- **What is being asked**
From the very first line of the data to the line containing "label_depth = [0.00562, 0.0231, 0.0305, 0.0587]", retype everything exactly, leaving the pictures behind.

- **Source material**
□ □ □ □

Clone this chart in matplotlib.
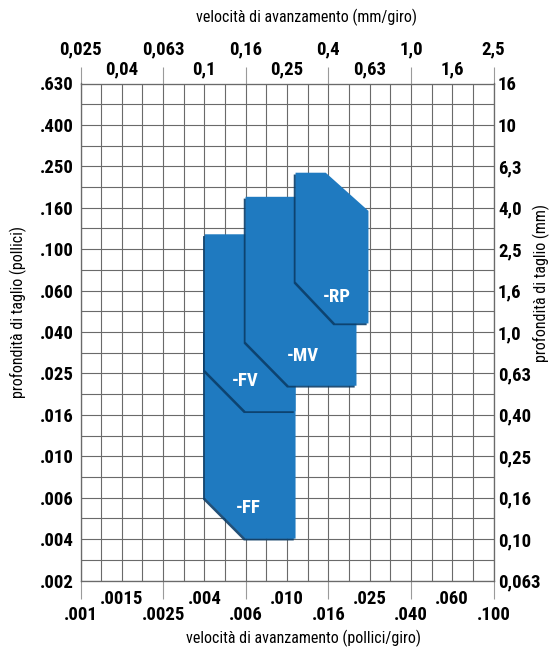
import numpy as np
import matplotlib
matplotlib.use("Agg")
import matplotlib.pyplot as plt
from matplotlib.patches import Polygon
from matplotlib.ticker import FixedLocator
import matplotlib.patheffects as pe

# Feed axis labels (inch/rev bottom, mm/rev top), one per 0.2-decade step
feed_in_labels = [".001", ".0015", ".0025", ".004", ".006", ".010",
                  ".016", ".025", ".040", ".060", ".100"]
feed_mm_labels = ["0,025", "0,04", "0,063", "0,1", "0,16", "0,25",
                  "0,4", "0,63", "1,0", "1,6", "2,5"]

# Depth-of-cut axis labels (inch left, mm right), top to bottom
depth_in_labels = [".630", ".400", ".250", ".160", ".100", ".060", ".040",
                   ".025", ".016", ".010", ".006", ".004", ".002"]
depth_mm_labels = ["16", "10", "6,3", "4,0", "2,5", "1,6", "1,0", "0,63",
                   "0,40", "0,25", "0,16", "0,10", "0,063"]

# Application areas of the chipbreakers: (feed in/rev, depth in)
chipbreakers = ["-FF", "-FV", "-MV", "-RP"]
ff_feed = [0.004, 0.011, 0.011, 0.0063, 0.004]
ff_depth = [0.040, 0.040, 0.004, 0.004, 0.0063]
fv_feed = [0.004, 0.011, 0.011, 0.0063, 0.004]
fv_depth = [0.118, 0.118, 0.0165, 0.0165, 0.0261]
mv_feed = [0.0063, 0.018, 0.0217, 0.0217, 0.0102, 0.0063]
mv_depth = [0.179, 0.179, 0.14, 0.0219, 0.0219, 0.0357]
rp_feed = [0.011, 0.0154, 0.0248, 0.0248, 0.0171, 0.011]
rp_depth = [0.234, 0.234, 0.153, 0.0438, 0.0438, 0.0697]
label_feed = [0.00647, 0.0063, 0.0119, 0.0175]
label_depth = [0.00562, 0.0231, 0.0305, 0.0587]

BLUE = "#1f7ac0"
SHADOW = "#0b3d68"
GRID = "#6a6a6a"
CONDENSED = ["Roboto Condensed", "DejaVu Sans Condensed",
             "Liberation Sans Narrow", "Roboto"]
TICK_FONT = dict(family=CONDENSED, weight="bold", size=13.5)
TITLE_FONT = dict(family=CONDENSED, size=11.5)

fig = plt.figure(figsize=(5.6, 6.51), dpi=100)
ax = fig.add_axes([80.5 / 560, 1 - 580.5 / 651, 413 / 560, 497 / 651])

x_lo, x_hi = 10 ** -3, 10 ** -1
y_lo, y_hi = 10 ** -2.6, 10 ** -0.2
ax.set_xscale("log")
ax.set_yscale("log")
ax.set_xlim(x_lo, x_hi)
ax.set_ylim(y_lo, y_hi)

# uniform grid, one line every 0.1 decade
for e in np.arange(-3.0, -0.99, 0.1):
    ax.axvline(10 ** e, color=GRID, lw=0.8, zorder=1)
for e in np.arange(-2.6, -0.19, 0.1):
    ax.axhline(10 ** e, color=GRID, lw=0.8, zorder=1)
for s in ax.spines.values():
    s.set_color(GRID)
    s.set_linewidth(0.8)

# chipbreaker areas, drawn back to front
shapes = [(ff_feed, ff_depth), (fv_feed, fv_depth),
          (mv_feed, mv_depth), (rp_feed, rp_depth)]
for k, (fx, fy) in enumerate(shapes):
    poly = Polygon(np.column_stack([fx, fy]), closed=True, facecolor=BLUE,
                   edgecolor="none", zorder=3 + k)
    poly.set_path_effects([pe.SimplePatchShadow(offset=(-1.3, -1.3),
                                                shadow_rgbFace=SHADOW, alpha=0.9),
                           pe.Normal()])
    ax.add_patch(poly)

for name, lx, ly in zip(chipbreakers, label_feed, label_depth):
    ax.text(lx, ly, name, color="white", ha="center", va="center",
            zorder=10, **TICK_FONT)

# feed ticks: labels alternate between an outer and an inner row
feed_pos = 10 ** np.linspace(-3, -1, len(feed_in_labels))
depth_pos = 10 ** np.linspace(-0.2, -2.6, len(depth_in_labels))

def feed_ticks(axis, labels):
    axis.set_major_locator(FixedLocator(feed_pos[0::2]))
    axis.set_minor_locator(FixedLocator(feed_pos[1::2]))
    axis.set_ticklabels(labels[0::2], **TICK_FONT)
    axis.set_ticklabels(labels[1::2], minor=True, **TICK_FONT)

feed_ticks(ax.xaxis, feed_in_labels)
ax.tick_params(axis="x", which="major", length=12.6, width=0.8, color="#9a9a9a", pad=5.5)
ax.tick_params(axis="x", which="minor", length=0, pad=6.6)

ax.yaxis.set_major_locator(FixedLocator(depth_pos))
ax.yaxis.set_minor_locator(FixedLocator([]))
ax.set_yticklabels(depth_in_labels, **TICK_FONT)
ax.tick_params(axis="y", which="major", length=0, pad=4.7)

ax_top = ax.twiny()
ax_top.set_xscale("log")
ax_top.set_xlim(x_lo, x_hi)
feed_ticks(ax_top.xaxis, feed_mm_labels)
ax_top.tick_params(axis="x", which="major", length=12.6, width=0.8, color="#9a9a9a", pad=5.6)
ax_top.tick_params(axis="x", which="minor", length=0, pad=3.8)

ax_right = ax.twinx()
ax_right.set_yscale("log")
ax_right.set_ylim(y_lo, y_hi)
ax_right.yaxis.set_major_locator(FixedLocator(depth_pos))
ax_right.yaxis.set_minor_locator(FixedLocator([]))
ax_right.set_yticklabels(depth_mm_labels, **TICK_FONT)
ax_right.tick_params(axis="y", which="major", length=0, pad=3.2)
for a in (ax_top, ax_right):
    for s in a.spines.values():
        s.set_color(GRID)
        s.set_linewidth(0.8)

fig.text(307 / 560, 1 - 17 / 651, "velocità di avanzamento (mm/giro)",
         ha="center", va="center", **TITLE_FONT)
fig.text(304 / 560, 1 - 638 / 651, "velocità di avanzamento (pollici/giro)",
         ha="center", va="center", **TITLE_FONT)
fig.text(18 / 560, 1 - 312 / 651, "profondità di taglio (pollici)",
         ha="center", va="center", rotation=90, **TITLE_FONT)
fig.text(541 / 560, 1 - 283 / 651, "profondità di taglio (mm)",
         ha="center", va="center", rotation=90, **TITLE_FONT)

fig.savefig("out.png", dpi=100, facecolor="white")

□ □ □ □

- **Result of this task**
Clone this chart in matplotlib.
import numpy as np
import matplotlib
matplotlib.use("Agg")
import matplotlib.pyplot as plt
from matplotlib.patches import Polygon
from matplotlib.ticker import FixedLocator
import matplotlib.patheffects as pe

# Feed axis labels (inch/rev bottom, mm/rev top), one per 0.2-decade step
feed_in_labels = [".001", ".0015", ".0025", ".004", ".006", ".010",
                  ".016", ".025", ".040", ".060", ".100"]
feed_mm_labels = ["0,025", "0,04", "0,063", "0,1", "0,16", "0,25",
                  "0,4", "0,63", "1,0", "1,6", "2,5"]

# Depth-of-cut axis labels (inch left, mm right), top to bottom
depth_in_labels = [".630", ".400", ".250", ".160", ".100", ".060", ".040",
                   ".025", ".016", ".010", ".006", ".004", ".002"]
depth_mm_labels = ["16", "10", "6,3", "4,0", "2,5", "1,6", "1,0", "0,63",
                   "0,40", "0,25", "0,16", "0,10", "0,063"]

# Application areas of the chipbreakers: (feed in/rev, depth in)
chipbreakers = ["-FF", "-FV", "-MV", "-RP"]
ff_feed = [0.004, 0.011, 0.011, 0.0063, 0.004]
ff_depth = [0.040, 0.040, 0.004, 0.004, 0.0063]
fv_feed = [0.004, 0.011, 0.011, 0.0063, 0.004]
fv_depth = [0.118, 0.118, 0.0165, 0.0165, 0.0261]
mv_feed = [0.0063, 0.018, 0.0217, 0.0217, 0.0102, 0.0063]
mv_depth = [0.179, 0.179, 0.14, 0.0219, 0.0219, 0.0357]
rp_feed = [0.011, 0.0154, 0.0248, 0.0248, 0.0171, 0.011]
rp_depth = [0.234, 0.234, 0.153, 0.0438, 0.0438, 0.0697]
label_feed = [0.00647, 0.0063, 0.0119, 0.0175]
label_depth = [0.00562, 0.0231, 0.0305, 0.0587]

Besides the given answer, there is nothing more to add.